Coal backers see CCS as a politically feasible solution that could help the next president thread the needle between environmentalists and a once-powerful business that is in desperate need of a lifeline. They have been pushing both major party candidates to embrace it.
Staff at the National Enhanced Oil Recovery Initiative held separate teleconferences with the Clinton and Trump campaigns in August on the merits of a bill that would extend and raise tax breaks for coal and other fossil fuel companies doing CCS in oilfields, from $10 per ton of carbon stored to $35 a ton. NEORI is made up of diverse groups ranging from environmental organizations to some of the country’s largest coal companies.

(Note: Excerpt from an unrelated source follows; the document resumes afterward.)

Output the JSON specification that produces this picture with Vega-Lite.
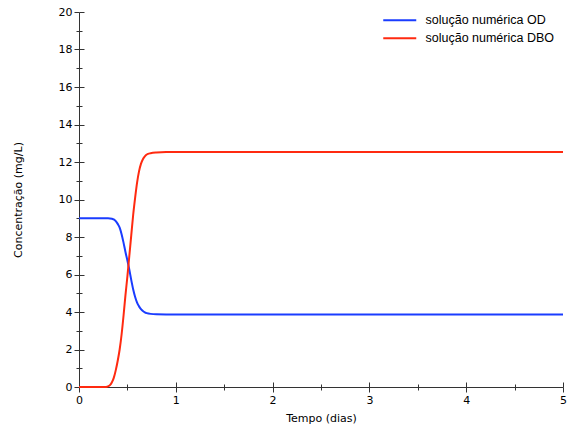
{
  "$schema": "https://vega.github.io/schema/vega-lite/v6.json",
  "width": 484,
  "height": 375,
  "autosize": "none",
  "padding": {"left": 79, "top": 12, "right": 16, "bottom": 41},
  "background": "white",
  "config": {"view": {"stroke": null}},
  "data": {"values": [
    {"t": 0, "v": 9.0, "s": "solução numérica OD"},
    {"t": 0.30, "v": 9.0, "s": "solução numérica OD"},
    {"t": 0.34, "v": 8.97, "s": "solução numérica OD"},
    {"t": 0.38, "v": 8.85, "s": "solução numérica OD"},
    {"t": 0.40, "v": 8.7, "s": "solução numérica OD"},
    {"t": 0.42, "v": 8.5, "s": "solução numérica OD"},
    {"t": 0.44, "v": 8.15, "s": "solução numérica OD"},
    {"t": 0.46, "v": 7.7, "s": "solução numérica OD"},
    {"t": 0.48, "v": 7.2, "s": "solução numérica OD"},
    {"t": 0.50, "v": 6.75, "s": "solução numérica OD"},
    {"t": 0.52, "v": 6.25, "s": "solução numérica OD"},
    {"t": 0.54, "v": 5.7, "s": "solução numérica OD"},
    {"t": 0.56, "v": 5.2, "s": "solução numérica OD"},
    {"t": 0.58, "v": 4.8, "s": "solução numérica OD"},
    {"t": 0.60, "v": 4.5, "s": "solução numérica OD"},
    {"t": 0.62, "v": 4.3, "s": "solução numérica OD"},
    {"t": 0.64, "v": 4.15, "s": "solução numérica OD"},
    {"t": 0.66, "v": 4.05, "s": "solução numérica OD"},
    {"t": 0.68, "v": 3.98, "s": "solução numérica OD"},
    {"t": 0.70, "v": 3.94, "s": "solução numérica OD"},
    {"t": 0.74, "v": 3.9, "s": "solução numérica OD"},
    {"t": 0.80, "v": 3.88, "s": "solução numérica OD"},
    {"t": 1.0, "v": 3.87, "s": "solução numérica OD"},
    {"t": 5.0, "v": 3.87, "s": "solução numérica OD"},
    {"t": 0, "v": 0, "s": "solução numérica DBO"},
    {"t": 0.28, "v": 0, "s": "solução numérica DBO"},
    {"t": 0.30, "v": 0.03, "s": "solução numérica DBO"},
    {"t": 0.32, "v": 0.1, "s": "solução numérica DBO"},
    {"t": 0.34, "v": 0.25, "s": "solução numérica DBO"},
    {"t": 0.36, "v": 0.5, "s": "solução numérica DBO"},
    {"t": 0.38, "v": 0.9, "s": "solução numérica DBO"},
    {"t": 0.40, "v": 1.4, "s": "solução numérica DBO"},
    {"t": 0.42, "v": 2.0, "s": "solução numérica DBO"},
    {"t": 0.44, "v": 2.8, "s": "solução numérica DBO"},
    {"t": 0.46, "v": 3.8, "s": "solução numérica DBO"},
    {"t": 0.48, "v": 4.9, "s": "solução numérica DBO"},
    {"t": 0.50, "v": 5.9, "s": "solução numérica DBO"},
    {"t": 0.52, "v": 7.0, "s": "solução numérica DBO"},
    {"t": 0.54, "v": 8.1, "s": "solução numérica DBO"},
    {"t": 0.56, "v": 9.2, "s": "solução numérica DBO"},
    {"t": 0.58, "v": 10.1, "s": "solução numérica DBO"},
    {"t": 0.60, "v": 10.9, "s": "solução numérica DBO"},
    {"t": 0.62, "v": 11.5, "s": "solução numérica DBO"},
    {"t": 0.64, "v": 11.9, "s": "solução numérica DBO"},
    {"t": 0.66, "v": 12.15, "s": "solução numérica DBO"},
    {"t": 0.68, "v": 12.3, "s": "solução numérica DBO"},
    {"t": 0.70, "v": 12.4, "s": "solução numérica DBO"},
    {"t": 0.74, "v": 12.47, "s": "solução numérica DBO"},
    {"t": 0.80, "v": 12.51, "s": "solução numérica DBO"},
    {"t": 0.90, "v": 12.53, "s": "solução numérica DBO"},
    {"t": 1.0, "v": 12.53, "s": "solução numérica DBO"},
    {"t": 5.0, "v": 12.53, "s": "solução numérica DBO"}
  ]},
  "resolve": {"axis": {"x": "independent", "y": "independent"}},
  "layer": [
    {
      "mark": {"type": "line", "strokeWidth": 2, "interpolate": "monotone"},
      "encoding": {
        "x": {
          "field": "t", "type": "quantitative",
          "scale": {"domain": [0, 5], "nice": false},
          "axis": {
            "title": "Tempo (dias)", "orient": "bottom",
            "values": [0, 0.5, 1, 1.5, 2, 2.5, 3, 3.5, 4, 4.5, 5],
            "labelExpr": "datum.value % 1 === 0 ? format(datum.value, 'd') : ''",
            "labelFlush": false,
            "tickSize": {"condition": {"test": "datum.value % 1 === 0", "value": 5}, "value": 3},
            "grid": false,
            "domainColor": "#333333", "tickColor": "#333333",
            "labelFont": "DejaVu Sans", "labelFontSize": 11, "labelColor": "#000000",
            "titleFont": "DejaVu Sans", "titleFontSize": 11, "titleFontWeight": "normal", "titleColor": "#000000",
            "labelPadding": 2, "titlePadding": 7
          }
        },
        "y": {
          "field": "v", "type": "quantitative",
          "scale": {"domain": [0, 20], "nice": false},
          "axis": {
            "title": "Concentração (mg/L)", "orient": "left",
            "values": [0,1,2,3,4,5,6,7,8,9,10,11,12,13,14,15,16,17,18,19,20],
            "labelExpr": "datum.value % 2 === 0 ? datum.label : ''",
            "labelFlush": false,
            "tickSize": {"condition": {"test": "datum.value % 2 === 0", "value": 5}, "value": 3},
            "grid": false,
            "domainColor": "#333333", "tickColor": "#333333",
            "labelFont": "DejaVu Sans", "labelFontSize": 11, "labelColor": "#000000",
            "titleFont": "DejaVu Sans", "titleFontSize": 11, "titleFontWeight": "normal", "titleColor": "#000000",
            "labelPadding": 2, "titlePadding": 35
          }
        },
        "color": {
          "field": "s", "type": "nominal",
          "scale": {"domain": ["solução numérica OD", "solução numérica DBO"], "range": ["#1a3cff", "#ff2a10"]},
          "legend": {
            "title": null, "orient": "none", "legendX": 303, "legendY": 2,
            "symbolType": "M-1,0H5.6", "symbolSize": 100, "symbolStrokeWidth": 2,
            "labelFont": "Liberation Sans", "labelFontSize": 12.5, "labelColor": "#000000",
            "rowPadding": 5, "labelOffset": 31
          }
        }
      }
    },
    {
      "mark": {"type": "line", "opacity": 0},
      "encoding": {
        "x": {
          "field": "t", "type": "quantitative",
          "axis": {
            "title": null, "orient": "bottom", "offset": 0, "labels": false, "domain": false,
            "values": [0, 0.5, 1, 1.5, 2, 2.5, 3, 3.5, 4, 4.5, 5],
            "tickSize": {"condition": {"test": "datum.value % 1 === 0", "value": -5}, "value": -3},
            "grid": false, "tickColor": "#333333"
          }
        },
        "y": {
          "field": "v", "type": "quantitative",
          "axis": {
            "title": null, "orient": "left", "offset": 0, "labels": false, "domain": false,
            "values": [0,1,2,3,4,5,6,7,8,9,10,11,12,13,14,15,16,17,18,19,20],
            "tickSize": {"condition": {"test": "datum.value % 2 === 0", "value": -5}, "value": -3},
            "grid": false, "tickColor": "#333333"
          }
        },
        "detail": {"field": "s", "type": "nominal"}
      }
    }
  ]
}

Weeks after the teleconference, Clinton announced her support for the bipartisan CCS bill. Nearly 20 of 100 senators, including Clinton’s vice presidential running mate Tim Kaine, also back it and expect it to gain momentum.
Trump has not given a position on the bill, but a senior policy adviser to Trump’s campaign, Dan Kowalski, said he “supports all sources of American energy. This includes clean coal and research into new coal technologies.”

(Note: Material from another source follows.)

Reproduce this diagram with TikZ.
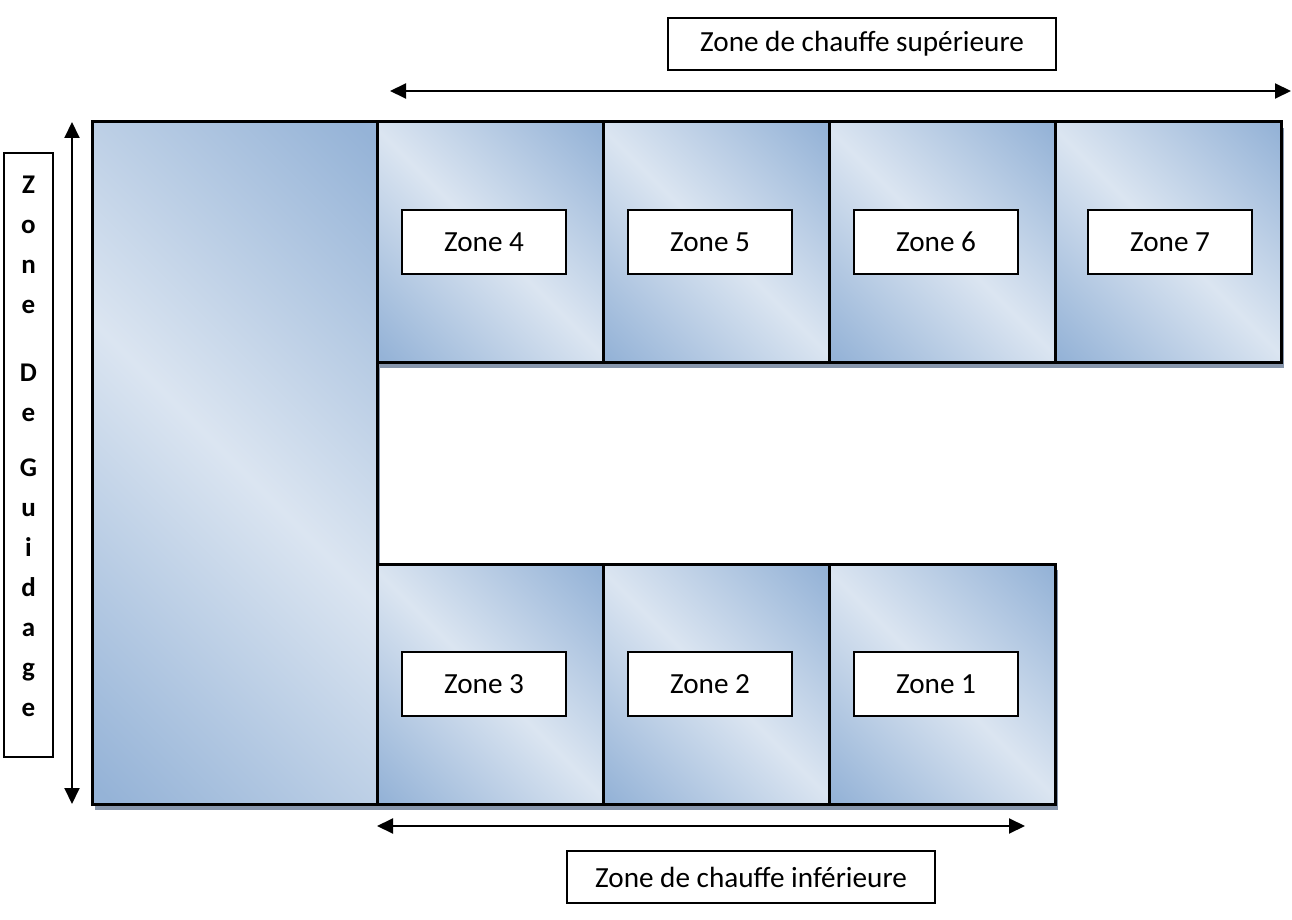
\documentclass[tikz,border=0pt]{standalone}
\usepackage{fontspec}
\setmainfont{Carlito}
\usetikzlibrary{positioning,arrows.meta,shadows}
\definecolor{zonedark}{RGB}{149,179,215}
\definecolor{zonelight}{RGB}{219,229,241}
\definecolor{zoneshadow}{RGB}{135,150,172}
\pgfdeclarehorizontalshading{zoneshade}{100bp}{color(0bp)=(zonedark); color(16bp)=(zonedark); color(50bp)=(zonelight); color(84bp)=(zonedark); color(100bp)=(zonedark)}
\begin{document}
\begin{tikzpicture}[x=0.5pt, y=-0.5pt,
  every node/.style = {font=\fontsize{14.6pt}{17pt}\selectfont, outer sep=0pt},
  zone/.style = {draw, line width=1.5pt,
    shading=zoneshade, shading angle=45,
    minimum width=113pt, minimum height=120pt,
    drop shadow={shadow xshift=1.5pt, shadow yshift=-3pt,
      fill=zoneshadow, opacity=1}},
  zonename/.style = {draw, fill=white, line width=0.75pt,
    text height=9.5pt, text depth=0pt,
    minimum width=82pt, minimum height=32pt, xshift=-3pt},
  captionbox/.style = {draw, fill=white, line width=0.6pt,
    minimum height=26pt},
  dimarrow/.style = {line width=1pt,
    {Triangle[length=8pt,width=7.5pt]}-{Triangle[length=8pt,width=7.5pt]}}
  ]
  \useasboundingbox (0,0) rectangle (1292,920);
  % guide zone
  \node[zone, minimum width=142.5pt, minimum height=341pt,
    anchor=north west] (guide) at (92,122) {};
  % upper row
  \node[zone, anchor=north west] (z4) at (guide.north east) {};
  \node[zone, right=0pt of z4] (z5) {};
  \node[zone, right=0pt of z5] (z6) {};
  \node[zone, right=0pt of z6] (z7) {};
  % lower row
  \node[zone, anchor=south west] (z3) at (guide.south east) {};
  \node[zone, right=0pt of z3] (z2) {};
  \node[zone, right=0pt of z2] (z1) {};
  % zone names
  \node[zonename] (n4) at (z4) {Zone 4};
  \node[zonename] (n5) at (z5) {Zone 5};
  \node[zonename] (n6) at (z6) {Zone 6};
  \node[zonename, xshift=4pt] (n7) at (z7) {Zone 7};
  \node[zonename] (n3) at (z3) {Zone 3};
  \node[zonename] (n2) at (z2) {Zone 2};
  \node[zonename] (n1) at (z1) {Zone 1};
  % captions
  \node[captionbox, minimum width=194pt] (upper) at (862,44)
    {Zone de chauffe supérieure};
  \node[captionbox, minimum width=184pt] (lower) at (751,877)
    {Zone de chauffe inférieure};
  \node[captionbox, minimum width=24.5pt, minimum height=302pt]
    (side) at (28.5,455) {};
  \node[font=\fontsize{13.5pt}{20pt}\selectfont\bfseries, align=center]
    (sidetext) at (28.5,446)
    {Z\\o\\n\\e\\[14pt]D\\e\\[7.5pt]G\\u\\i\\d\\a\\g\\e};
  % arrows
  \draw[dimarrow] ([xshift=6.5pt,yshift=15.5pt]z4.north west)
    -- ([xshift=5pt,yshift=15.5pt]z7.north east);
  \draw[dimarrow] ([xshift=-10pt]guide.north west)
    -- ([xshift=-10pt]guide.south west);
  \draw[dimarrow] ([yshift=-11pt]z3.south west)
    -- ([xshift=-15pt,yshift=-11pt]z1.south east);
\end{tikzpicture}
\end{document}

“My sense is Clinton recognizes that, especially in certain parts of the country, coal-based energy and other fossil fuels provide some of the highest-paying jobs in our economy,” said Brad Crabtree, of the Great Plains Institute, a policy group that pushes for the deployment technologies to reduce fossil fuel emissions, and the parent organization of NEORI.
Oil drillers have used CCS since the 1970s, pumping carbon dioxide into aging reservoirs to force out remaining crude. Coal advocates want to expand CCS to coal-fueled power plants. But the business is expensive and needs incentives.

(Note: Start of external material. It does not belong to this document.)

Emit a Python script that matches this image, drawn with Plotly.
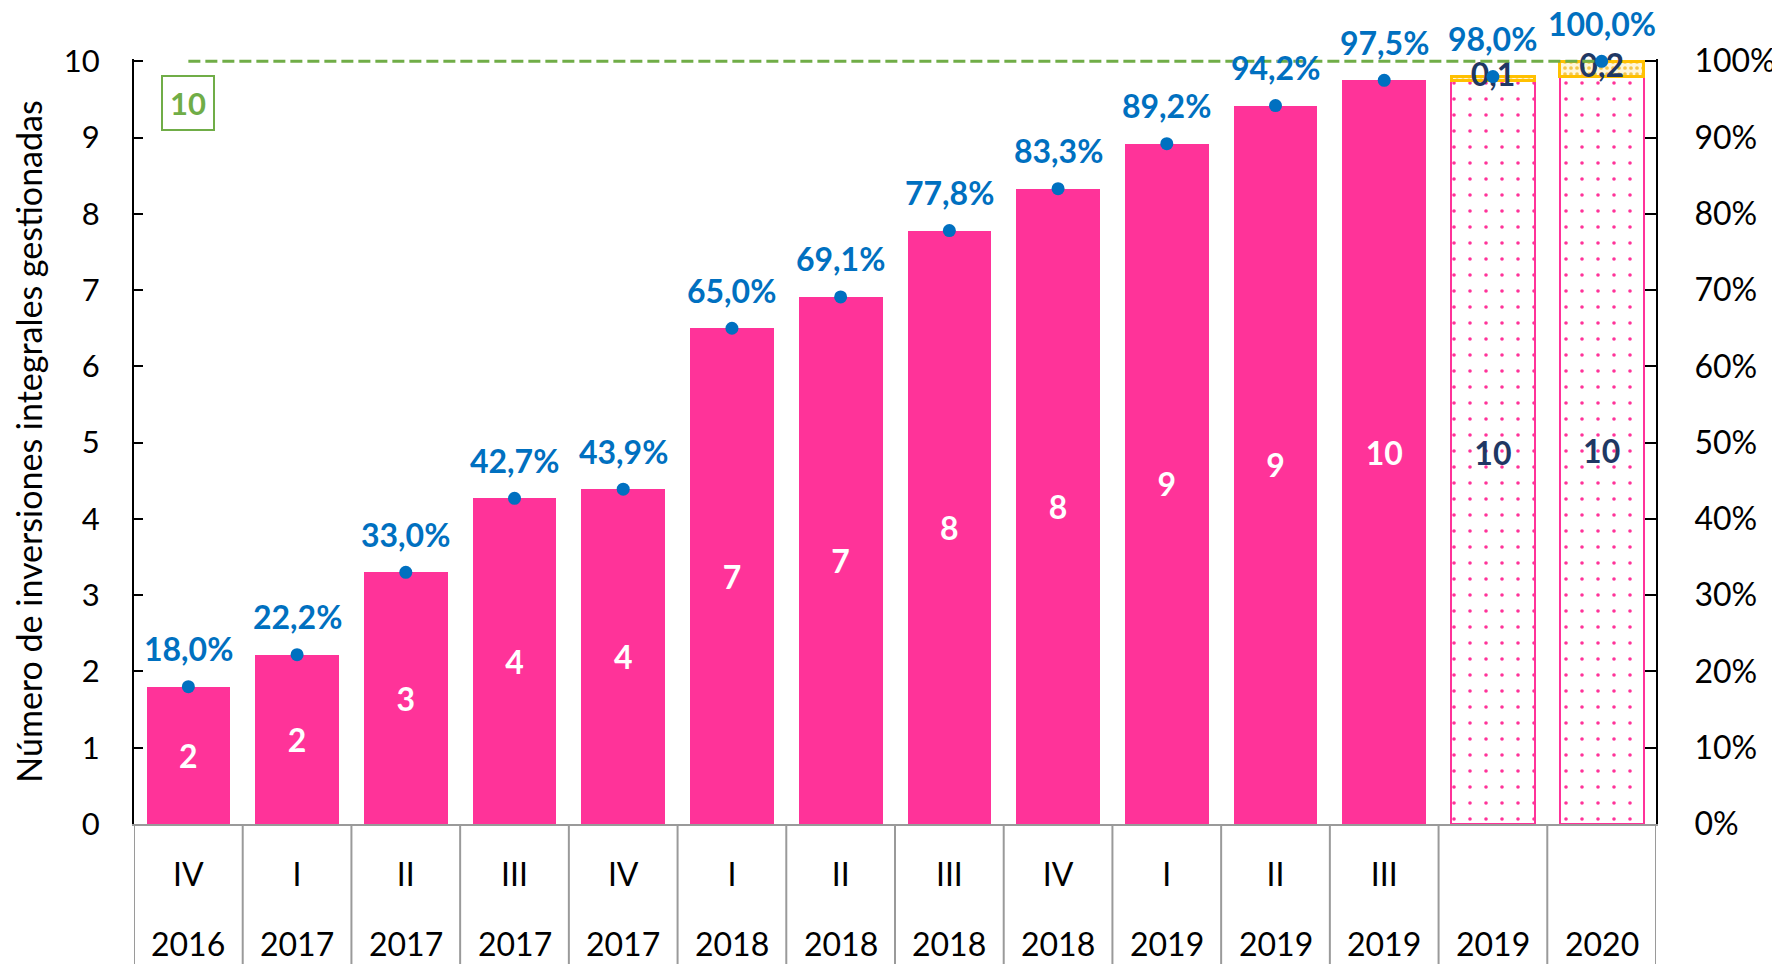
import plotly.graph_objects as go

# ---------------- data ----------------
quarters = ["IV", "I", "II", "III", "IV", "I", "II", "III", "IV", "I", "II", "III", "", ""]
years = ["2016", "2017", "2017", "2017", "2017", "2018", "2018", "2018", "2018",
         "2019", "2019", "2019", "2019", "2020"]
categories = [f"{q} {y}".strip() + ("*" if q == "" else "") for q, y in zip(quarters, years)]

solid_values = [1.80, 2.22, 3.30, 4.27, 4.39, 6.50, 6.91, 7.78, 8.33, 8.92, 9.42, 9.75]
solid_labels = ["2", "2", "3", "4", "4", "7", "7", "8", "8", "9", "9", "10"]

planned_values = [9.75, 9.80]
planned_labels = ["10", "10"]

extra_values = [0.05, 0.20]
extra_labels = ["0,1", "0,2"]

pct_values = [18.0, 22.2, 33.0, 42.7, 43.9, 65.0, 69.1, 77.8, 83.3, 89.2, 94.2, 97.5, 98.0, 100.0]
pct_labels = [f"{v:.1f}".replace(".", ",") + "%" for v in pct_values]

target = 10
target_label = "10"

y_ticks = list(range(0, 11))
y2_ticks = list(range(0, 101, 10))
y2_ticktext = [f"{v}%" for v in y2_ticks]

# ---------------- style ----------------
FONT = "Lato"
PINK = "#FF3399"
BLUE = "#0070C0"
NAVY = "#1F3864"
GREEN = "#70AD47"
GOLD = "#FFC000"
GRAY = "#9A9A9A"
Y_TOP = 10.03   # a hair above 10 so the dashed target line is not clipped

solid_cats = categories[:len(solid_values)]
planned_cats = categories[len(solid_values):]

fig = go.Figure()

fig.add_trace(go.Bar(
    x=solid_cats, y=solid_values, text=solid_labels,
    textposition="inside", insidetextanchor="middle",
    textfont=dict(family=FONT, size=32, color="white", weight="bold"),
    marker=dict(color=PINK, line=dict(width=0)),
    constraintext="none", showlegend=False, hoverinfo="skip",
))

fig.add_trace(go.Bar(
    x=planned_cats, y=planned_values, text=planned_labels,
    textposition="inside", insidetextanchor="middle",
    textfont=dict(family=FONT, size=32, color=NAVY, weight="bold"),
    marker=dict(color=PINK, line=dict(width=2, color=PINK),
                pattern=dict(shape=".", fillmode="replace", bgcolor="white",
                             fgcolor=PINK, size=16, solidity=0.04)),
    constraintext="none", showlegend=False, hoverinfo="skip",
))

fig.add_trace(go.Bar(
    x=planned_cats, y=extra_values,
    marker=dict(color=GOLD, line=dict(width=3, color=GOLD),
                pattern=dict(shape=".", fillmode="replace", bgcolor="#FFF6DA",
                             fgcolor="#F5C84A", size=6, solidity=0.3)),
    showlegend=False, hoverinfo="skip",
))

# labels of the small top segments
fig.add_trace(go.Scatter(
    x=planned_cats, y=[p + e / 2 for p, e in zip(planned_values, extra_values)],
    mode="text", text=extra_labels, textposition="middle center",
    textfont=dict(family=FONT, size=32, color=NAVY, weight="bold"),
    showlegend=False, hoverinfo="skip", cliponaxis=False,
))

# target line
fig.add_trace(go.Scatter(
    x=categories, y=[target] * len(categories), mode="lines",
    line=dict(color=GREEN, width=3, dash="12px,5px"),
    showlegend=False, hoverinfo="skip", cliponaxis=False,
))

# percentage markers
fig.add_trace(go.Scatter(
    x=categories, y=pct_values, yaxis="y2", mode="markers",
    marker=dict(color=BLUE, size=13),
    showlegend=False, hoverinfo="skip", cliponaxis=False,
))

annotations = []
for c, v, t in zip(categories, pct_values, pct_labels):
    annotations.append(dict(x=c, y=v, xref="x", yref="y2", text=t, showarrow=False,
                            yshift=38, font=dict(family=FONT, size=32, color=BLUE, weight="bold")))
for c, yv in zip(categories, years):
    annotations.append(dict(x=c, y=-0.156, xref="x", yref="paper", text=yv, showarrow=False,
                            yanchor="middle", font=dict(family=FONT, size=32, color="black")))
annotations.append(dict(x=categories[0], y=9.45, xref="x", yref="y", text=target_label,
                        showarrow=False, font=dict(family=FONT, size=31, color=GREEN, weight="bold"),
                        bordercolor=GREEN, borderwidth=2, borderpad=7, bgcolor="white"))

shapes = []
for i in range(len(categories) + 1):
    shapes.append(dict(type="line", xref="x", yref="paper", x0=i - 0.5, x1=i - 0.5,
                       y0=0, y1=-0.25, line=dict(color=GRAY, width=2)))

# the page body adds an 8 px offset; compensate in size and margins
fig.update_layout(
    width=1772, height=956,
    margin=dict(l=126, r=124, t=51, b=140, autoexpand=False),
    paper_bgcolor="white", plot_bgcolor="white",
    barmode="stack", bargap=0.23,
    font=dict(family=FONT, size=30, color="black"),
    xaxis=dict(type="category", categoryorder="array", categoryarray=categories,
               tickvals=categories, ticktext=quarters, ticks="",
               tickfont=dict(family=FONT, size=32, color="black"),
               ticklabelstandoff=22,
               showline=True, linecolor=GRAY, linewidth=2, showgrid=False,
               range=[-0.5, len(categories) - 0.5]),
    yaxis=dict(range=[0, Y_TOP], tickvals=y_ticks, ticks="inside", ticklen=9,
               tickcolor="black", tickwidth=2, showline=True, linecolor="black",
               linewidth=2, showgrid=False, zeroline=False,
               tickfont=dict(family=FONT, size=31), ticklabelstandoff=26,
               title=dict(text="Número de inversiones integrales gestionadas",
                          font=dict(family=FONT, size=34), standoff=20)),
    yaxis2=dict(range=[0, Y_TOP * 10], tickvals=y2_ticks, ticktext=y2_ticktext, overlaying="y",
                side="right", ticks="inside", ticklen=11, tickcolor="black", tickwidth=2,
                showline=True, linecolor="black", linewidth=2, showgrid=False,
                zeroline=False, tickfont=dict(family=FONT, size=32), ticklabelstandoff=30),
    annotations=annotations, shapes=shapes,
)

fig.write_html("out.html")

TRUMP’S PLEDGE, CLINTON’S PRAGMATISM
Trump’s anti-regulation stance has made him a clear favorite of the industry, because it suggests lower costs and risks for major producers like Arch Coal Inc, Peabody Energy Corp, Cloud Peak Energy Inc and Alpha Natural Resources Inc.
The sector has given about $223,000 in support of Trump, compared with none for Clinton, according to a Reuters analysis of contributions over $200 made by several of the biggest coal companies and their employees.
Coal faces a potentially starker future under Clinton. She has promised to build on Democratic President Barack Obama’s disputed Clean Power Plan to curb carbon output and suffered political damage earlier this year when she said that by doing so “we’re going to put a lot of coal miners and coal companies out of business.”
Those jobs are already quickly evaporating.
The industry now employs only about 65,000 miners across states like West Virginia, Pennsylvania, Kentucky and Wyoming, down from around 91,000 in 2011, according to the most recent statistics from the U.S. Department of Energy. The country’s top two biggest coal companies, Arch and Peabody Energy, this year filed for bankruptcy.
Neither Trump scrapping federal regulations nor the expanded use of CCS will likely restore the sector, where production last year dropped to the lowest level since 1986, to its previous heights. Coal
Jeff Holmstead, a Republican lobbyist at Bracewell Law, said if Clinton wins, much of coal’s fate in coming years could be determined in the first 30 to 60 days. By then it should be known whether she appoints staunch environmentalists at departments including the Environmental Protection Agency and the Department of the Interior.
But he is confident that Clinton would work with industry on CCS and allow “coal to play a role in the future in the U.S. power sector.”
Elizabeth Gore, a Democrat who lobbies with Brownstein, Hyatt, Farber and Schreck for a coal-burning cooperative said coal companies must “find the marginal changes they can make to buy themselves some time, to provide more of a soft landing.”